I must have been tired-so much so that I can't remember his response, or if he even gave one. I believe I was 'out' before my head even hit the pillow. I mentioned my strivings the next day to a friend. "I wonder what it would be like to not strive so?" I don't know that she quite got what I meant. I don't know if I even knew what I meant. As I tried to explain it, it sounded more like a complaint, or that I was tired of the work I was doing. Even now as I write this, I can feel the vortex pulling me in a spiral as I talk circles around this subject.

So....I've looked the word strive up in the dictionary. Here is what it said.

Strive: 1. Try hard, work hard; strive for self control. Strive to succeed.
2. struggle; fight; The swimmer strove against the tide.
(Scott Foresman Intermediate Dictionary)

Ahh, yes. I think I've found my trouble in definition number 2. I've turned my aspirations and callings into a struggle and fight. Is it any wonder that I am so tired at the end of the day? Is it any wonder that God's purpose and joy in my life begins to feel like an albatross around my neck instead of a gift? I begin to compartmentalize and count the ways of wrongdoings. Blame begins to point it's ugly finger.

You haven't written a post to your blog since June 25th.
There will be no posts for July--not a one!

If you want to write that book, you need to write at least two pages a day.
In a month that would be 60 pages--better than NOTHING!

Why aren't you walking every morning? You're not as young as you used to be.
Your body won't bounce back as easily.....

Get those brochures and letters out.

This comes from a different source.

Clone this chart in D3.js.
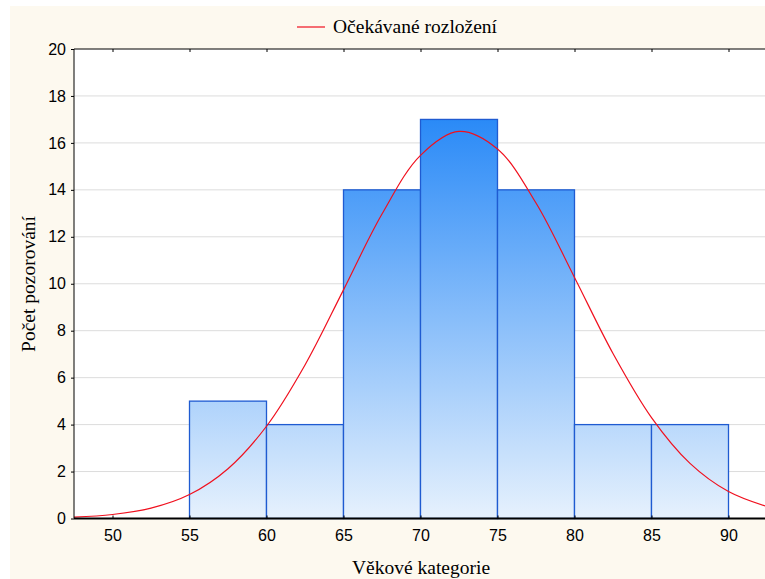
<!DOCTYPE html>
<html>
<head>
<meta charset="utf-8">
<script src="https://cdn.jsdelivr.net/npm/d3@7"></script>
<style>
  body { margin: 0; background: #fff; }
  svg { display: block; }
</style>
</head>
<body>
<svg width="765" height="579"></svg>
<script>
// bins (age category edges) and counts
const binStarts = [55, 60, 65, 70, 75, 80, 85];
const binWidth = 5;
const counts = [5, 4, 14, 17, 14, 4, 4];

// expected (normal) curve, every 2.5 years
const curveX = [47.5, 50, 52.5, 55, 57.5, 60, 62.5, 65, 67.5, 70, 72.5, 75, 77.5, 80, 82.5, 85, 87.5, 90, 92.5];
const curveY = [0.06, 0.17, 0.44, 1.02, 2.12, 3.93, 6.54, 9.74, 12.97, 15.47, 16.49, 15.74, 13.44, 10.27, 7.03, 4.30, 2.35, 1.15, 0.51];

const xTicks = [50, 55, 60, 65, 70, 75, 80, 85, 90];
const yTicks = [0, 2, 4, 6, 8, 10, 12, 14, 16, 18, 20];

const svg = d3.select("svg");
const plotL = 74, plotR = 767, plotT = 49, plotB = 518.5;

// cream page background
svg.append("rect").attr("x", 10).attr("y", 6).attr("width", 755).attr("height", 573).attr("fill", "#fdf9ef");
svg.append("rect").attr("x", plotL).attr("y", plotT).attr("width", plotR - plotL).attr("height", plotB - plotT).attr("fill", "#fff");

const x = d3.scaleLinear().domain([47.5, 92.5]).range([plotL, plotR]);
const y = d3.scaleLinear().domain([0, 20]).range([plotB, plotT]);

const defs = svg.append("defs");
const grad = defs.append("linearGradient")
    .attr("id", "barGrad")
    .attr("gradientUnits", "userSpaceOnUse")
    .attr("x1", 0).attr("x2", 0)
    .attr("y1", y(17)).attr("y2", y(0));
grad.append("stop").attr("offset", 0).attr("stop-color", "#2a8af7");
grad.append("stop").attr("offset", 1).attr("stop-color", "#e6f1fd");

// gridlines
svg.append("g").selectAll("line")
    .data(yTicks.filter(d => d > 0 && d < 20))
    .join("line")
    .attr("x1", plotL).attr("x2", plotR)
    .attr("y1", d => y(d)).attr("y2", d => y(d))
    .attr("stroke", "#dcdcdc").attr("stroke-width", 1);

// bars
svg.append("g").selectAll("rect")
    .data(binStarts)
    .join("rect")
    .attr("x", d => x(d))
    .attr("y", (d, i) => y(counts[i]))
    .attr("width", x(binWidth) - x(0))
    .attr("height", (d, i) => y(0) - y(counts[i]))
    .attr("fill", "url(#barGrad)")
    .attr("stroke", "#1f5bd1")
    .attr("stroke-width", 1.3);

// expected curve
const line = d3.line()
    .x(d => x(d[0]))
    .y(d => y(d[1]))
    .curve(d3.curveCatmullRom);
svg.append("path")
    .datum(curveX.map((v, i) => [v, curveY[i]]))
    .attr("d", line)
    .attr("fill", "none")
    .attr("stroke", "#f0101e")
    .attr("stroke-width", 1.2);

// axes
const tickFont = "Liberation Sans, Arial, sans-serif";
const yAxis = svg.append("g")
    .attr("transform", `translate(${plotL},0)`)
    .call(d3.axisLeft(y).tickValues(yTicks).tickSize(3).tickPadding(5));
const xAxis = svg.append("g")
    .attr("transform", `translate(0,${plotB})`)
    .call(d3.axisBottom(x).tickValues(xTicks).tickSize(-3).tickPadding(11));
const xTop = svg.append("g")
    .attr("transform", `translate(0,${plotT})`)
    .call(d3.axisTop(x).tickValues(xTicks).tickSize(-3).tickFormat(""));

[yAxis, xAxis, xTop].forEach(a => {
    a.select(".domain").attr("stroke", "#000");
    a.selectAll(".tick line").attr("stroke", "#000");
    a.selectAll("text").attr("font-family", tickFont).attr("font-size", 16).attr("fill", "#000");
});
xAxis.select(".domain").attr("stroke-width", 2);
yAxis.select(".domain").attr("d", `M0,${plotT}V${plotB}`);
xAxis.select(".domain").attr("d", `M${plotL},0H${plotR}`);
xTop.select(".domain").attr("d", `M${plotL},0H${plotR}`);

// titles
const serif = "Liberation Serif, Times New Roman, serif";
svg.append("text")
    .attr("x", 421).attr("y", 574)
    .attr("text-anchor", "middle")
    .attr("font-family", serif).attr("font-size", 19.5)
    .text("Věkové kategorie");
svg.append("text")
    .attr("transform", "translate(35,284) rotate(-90)")
    .attr("text-anchor", "middle")
    .attr("font-family", serif).attr("font-size", 19.5)
    .text("Počet pozorování");

// legend
svg.append("line")
    .attr("x1", 297).attr("x2", 325).attr("y1", 27).attr("y2", 27)
    .attr("stroke", "#f0101e").attr("stroke-width", 1.2);
svg.append("text")
    .attr("x", 333).attr("y", 33)
    .attr("font-family", serif).attr("font-size", 19.5)
    .text("Očekávané rozložení");
</script>
</body>
</html>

People need to know you are
available for presentations.

And so it goes. The blame game runs itself, round and round and round until I am trapped in the center, mired with doubts, shame and blame. How can I unwind all this? How can I shake myself free from these strivings that leave me swimming upstream?

I need to relax a bit and let go of the reigns. Yes, I must work. Yes, I must do my part. But, where does my strength come from, but from God.

"Not by power or might,
but by my spirit, declares the Lord of Hosts."